Floating-Point Literals
Floating-point literals are used for decimal or fractional numbers.
- Standard Notation: These can represent numbers with a decimal point.
float pi = 3.14; - Scientific Notation: A more compact form useful for expressing very large or small numbers:
double e = 2.718e1; // Represents 2.718 x 10^1, which is 27.18
Remember that floating-point literals can also have suffixes like `f` for float (e.g., `3.14f`) and `l` for long double.
Character Literals
Character literals are individual characters enclosed in single quotes and can also include escape sequences to represent special characters.
- Basic character example:
char letter = 'A'; - Escape sequences allow for non-printable characters.
char newLine = '\n'; // Represents a newline character
String Literals
String literals consist of a sequence of characters enclosed in double quotes. They are widely used for text manipulation and display.
- A basic string could look like this:
std::string greeting = "Hello, World!"; - C++ also allows the use of raw string literals for text that spans multiple lines:
std::string longText = R"(This is a long text that spans multiple lines.)";
Boolean Literals
Boolean literals represent truth values, either `true` or `false`. They play a critical role in control flow and conditions.
bool isCodingFun = true;
This simple declaration uses the boolean literal `true` to set the variable `isCodingFun`.
Pointer Literals
In C++, a pointer literal can represent a null pointer using `nullptr`, which indicates that the pointer does not point to any object or function.
int* ptr = nullptr; // The pointer 'ptr' is initialized to null
User-Defined Literals
What are User-Defined Literals?
User-defined literals allow developers to create custom literals that enhance readability and expressiveness in code. This feature adds flexibility by allowing specific suffixes that convert literals into more meaningful types.
How to Create User-Defined Literals
Creating user-defined literals involves defining an operator function that specifies the conversion.
For instance, you can create a literal for measuring distance:
constexpr long double operator"" _km(long double km) {
return km * 1000; // Converts kilometers to meters
}
// Usage
long double distance = 5.0_km; // This is interpreted as 5000.0 meters
Characteristics of C++ Literals
Immutability of Literals
One crucial aspect of literals is their immutability; once defined, you cannot change them. Attempting to modify a literal will result in a compilation error, emphasizing the need for variables when mutable data is required.

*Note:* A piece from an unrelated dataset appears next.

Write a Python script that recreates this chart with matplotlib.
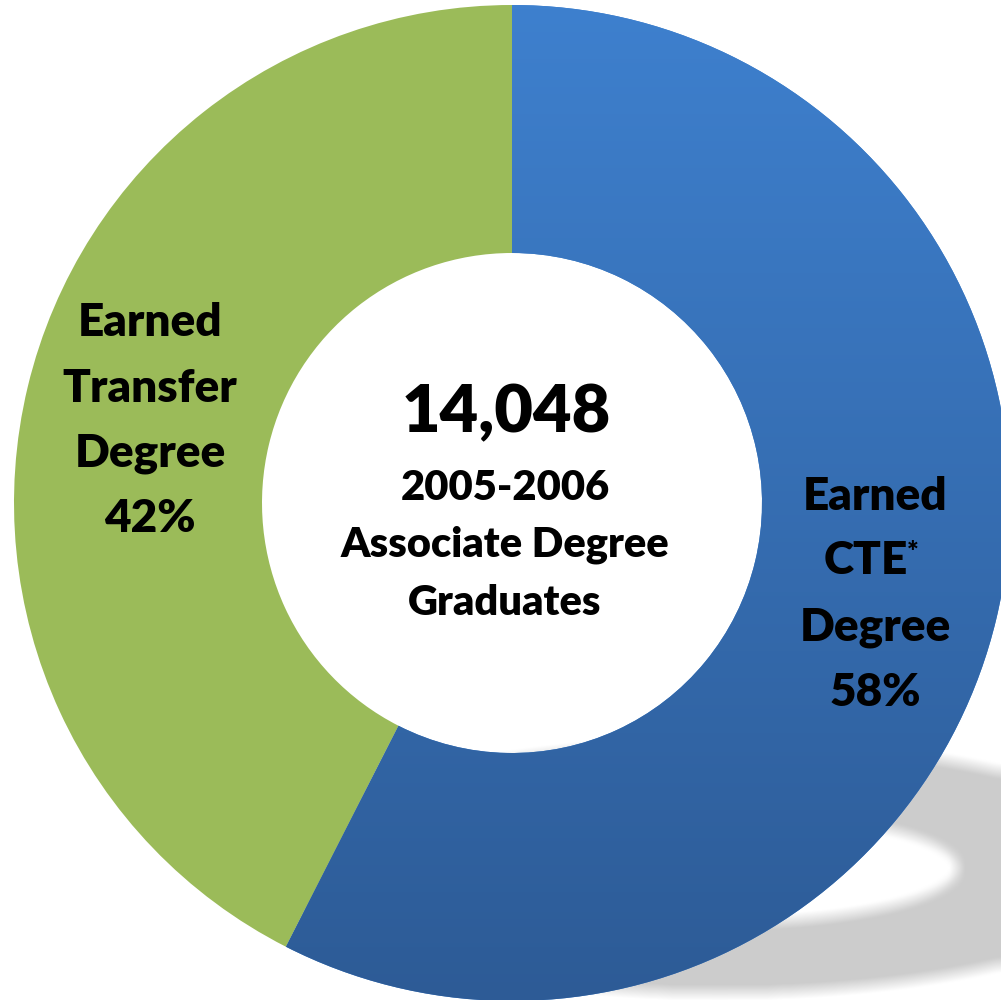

Type Inference and Literals
C++ has a powerful type inference mechanism that automatically deduces the type of a literal during initialization. For example:
auto num = 42; // 'num' is inferred to be of type int
Comprehensive Rules for Literals
When working with literals, several rules apply:
- Integral types have a range based on the type specified (e.g., `int`, `long`).
- Suffixes are important for defining literal types explicitly.
- Floating-point behavior can differ significantly based on precision and type.
Best Practices When Using Literals
Clarity and Readability
Using literals correctly can enhance the clarity of your code. Making your literals clear and understandable helps others read and maintain your code with ease. For example, instead of directly using raw values, refer to well-named constants to give context.
Avoiding Magic Numbers
One best practice in programming is avoiding magic numbers, which are hard-coded values that appear without explanation. Instead, define constants for such values to improve readability and maintainability.
// Instead of using a hard-coded number:
int daysInYear = 365; // Magic number
// Use a constant:
const int DAYS_IN_YEAR = 365; // Clear and maintainable
Conclusion
Understanding literals in C++ is fundamental for every programmer, as they represent the foundational fixed values used across programs. From integral and floating-point literals to user-defined literals, mastering how to work with these constant values will significantly impact the clarity, maintainability, and functionality of your code. By implementing best practices, you can ensure that your code remains clean, efficient, and easy to understand.